Por Miguel López-Guzmán
Traen los veranos de hoy aromas de cebolla y de fritanga de hamburguesas. Hemos sido colonizados de forma encubierta, sigilosamente. Verano a verano, nos han conquistado psicológicamente. El cine y la televisión han contribuido al cambio de nuestras costumbres. No hay película ni “telefilm” en el que no den cuenta de seis o siete pizzas del tamaño de una rueda de molino. El plato italiano triunfó en suelo yanqui y aquí. No existe playa sin pizzería, ni salida con los zagales en la que no se dé cuenta del internacional bocado.

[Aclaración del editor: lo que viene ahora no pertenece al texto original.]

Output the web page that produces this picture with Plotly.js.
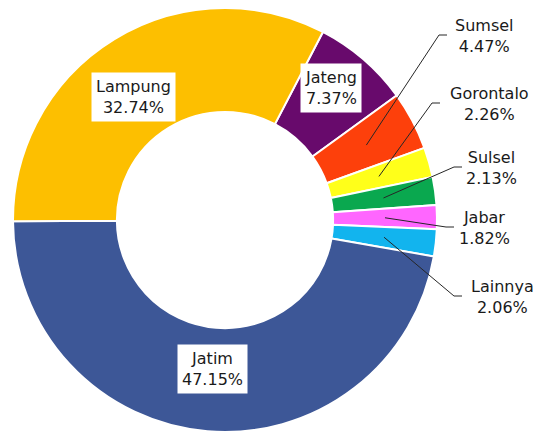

Los veranos de antes tenían otro sabor y otros aromas, puede que debido a los magníficos menús publicados en los dietarios de la Sección Femenina, sin olvidar las prácticas recetas de la revista “Ama”: comidas equilibradas, cargadas de saludables minerales y vitaminas, de frescas ensaladas que no nos salvaban de alguna maternal olla de cerdo que había que consumir con cuarenta grados a la sombra.
Nada comparable a una buena merienda en plena huerta de Murcia bajo la frondosa parra. Exige la merienda silla y mesa bajas; precisa de cornijal y en su defecto de porche, no perdonando la presencia de alguna maceta de alhábega y del jazminero. La hora, la suya: “con la fresca”, tiene prioridad la exquisitez de lo murciano, pero puestos a darle forma al particular festín lo haremos tan barroco como la propia tierra, tanto, que incluso prescindiremos de la obligada y rica cabeza asada de cordero, la que empapada de sus propios en intransferibles jugos, da boato y aroma al momento. Para beber vino, sólo o en cuerva, cargada de melocotón.
Permite la merienda la conversación fluida, la tertulia, el canto y el piropo, que no se ven interrumpidos por los estrafalarios sonidos que emite la ingesta de los caracoles “chupaeros”, los que agradecen la presencia de la lechuga en perdiz, de la ensalada con tomates de Mazarrón a cascos. Los michirones, las costillas de cordero lechal al ajo cabañil. Se hace imprescindible la presencia de las patatas asadas al horno con su punto de manteca de cerdo y pimienta. Los efluvios de mar los ha de aportar el atún de ijá o la hueva de mújol; inevitable la tortilla de patatas. El agua fresca de la cántara para salvarnos de los salados y llevarnos hacia un buen “tocino de cielo” de San Javier. Tan suculento festín propicia el paseo a la luz de la luna temprana, acalla las chicharras y alboroza a los grillos. Buen provecho.